In March, Columbia student Mahmoud Khalil was detained by US Immigration and Customs Enforcement for his involvement in pro-Palestinian protests. A few weeks later, Tufts student Rumeysa Ozturk had her visa revoked due to an op-ed she co-authored that criticized Tufts response to the war in Gaza.
Events like these leave many international students afraid to speak out about politics. Student B, another international student from the Middle East who requested his voice be modulated, expressed this fear.
STUDENT B: Obviously it was shocking at first. To see the extent that they can go to and to know that this could not be the extent, and they can go even further and we just don’t know. It was crazy and scary and I never imagined that this would be the case.
As a result, Evanston immigration attorney Alen Takhsh advises his clients to remain cautious when expressing political opinions.
ALEN TAKHSH: I would characterize the current geopolitics as one that is creating a lot of uncertainty, a lot of anxiety, and F1 visa holders are walking on thin ice. If they are deemed to be associated with a terrorist organization or an organization that has some national security concerns, the state department, as we have seen, can attempt to revoke their visa. Everything that they have done along their career, everything they have studied for, achieved, goes out the window simply because of that designation. So for that reason, when I tell clients to please be careful, those are not hollow words. They are based on what I see, and what is happening on the ground everyday across the United States.
Many international students follow this guidance. Here’s Student B and Student A again.
STUDENT B: I’ve been feeling comfortable speaking about some stuff, but not everything, obviously. I feel like as time goes on, the circle of topics of what I’m willing to discuss is just getting smaller and shrinking and shrinking and shrinking.
STUDENT A: Yeah, for me it’s the further the issue from the United States’ attention, the more likely I am to talk about it. So I would talk about politics from home on my socials or anything like that. Before the deportations, I would’ve talked about ICE, but the second they started, I was silent completely about an issue that would most probably concern me at first.
Professor Heather Hendershot is teaching a class on free speech this quarter. She says that some First Amendment rights are still intact…

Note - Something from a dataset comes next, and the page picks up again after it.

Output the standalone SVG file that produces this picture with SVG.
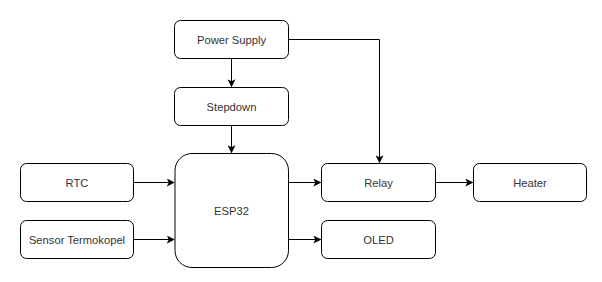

HEATHER HENDERSHOT: All of us can technically still go out in the street with a bullhorn and say what we want to say.
But, individuals must consider the risk of exercising those rights. According to Professor Hendershot, these are uncertain times.
HENDERSHOT: How can graduate students from other countries who don’t have citizenship status be detained? And legally, they can’t be. Kidnapping those people in the street for signing an editorial or saying something at a rally is not legal. So, asking ‘How can that happen?’ — it happened because might makes right, is the thinking. It’s not happening within the confines of what the law allows.
International students are left fearing the consequences of this ‘might makes right’ position including Student A and Student B
STUDENT A: It’s become an inside joke. That’s definitely a very present fear in the international community that we can’t say anything that’s actually challenging to the current propaganda of the extreme righists.
STUDENT B: Yeah, but at the same time, I feel like with a lot of international students, this genuinely does not affect them in any shape or form. They’re able to just go about their lives normally. But depending on where you’re from, what’s happening can really affect you. It’s not about your status as an international student as much as its about that in relation to where you come from. If you don’t care and choose to ignore it, it won’t affect you. But then if you’re from other parts of the world, you can’t really ignore it because its affecting you directly on a daily basis.
If you do end up detained, Takhsh says…
TAKHSH: Not all is lost. In other words, there are ways within which you can still fight what you believe to be an unjust determination. And so, keep calm, do your due diligence, go to get qualified guidance, and I will also say, make sure you get a second or a third opinion.
Regarding the future of free speech in the US, Professor Hendershot says …
HENDERSHOT: It’s hard to rebuild things when you break them, and the level of things being broken is so broad right now.
But she believes there are ways to push back against the current administration, regardless of a student’s citizenship status.
HENDERSHOT: It’s a good time for activism and speaking out, which I realize not everyone is comfortable doing for various complicated and good reasons. But if you can’t speak up, you can read books, you can read journalism. You can learn and keep informed about what’s going on. And simply not give up hope.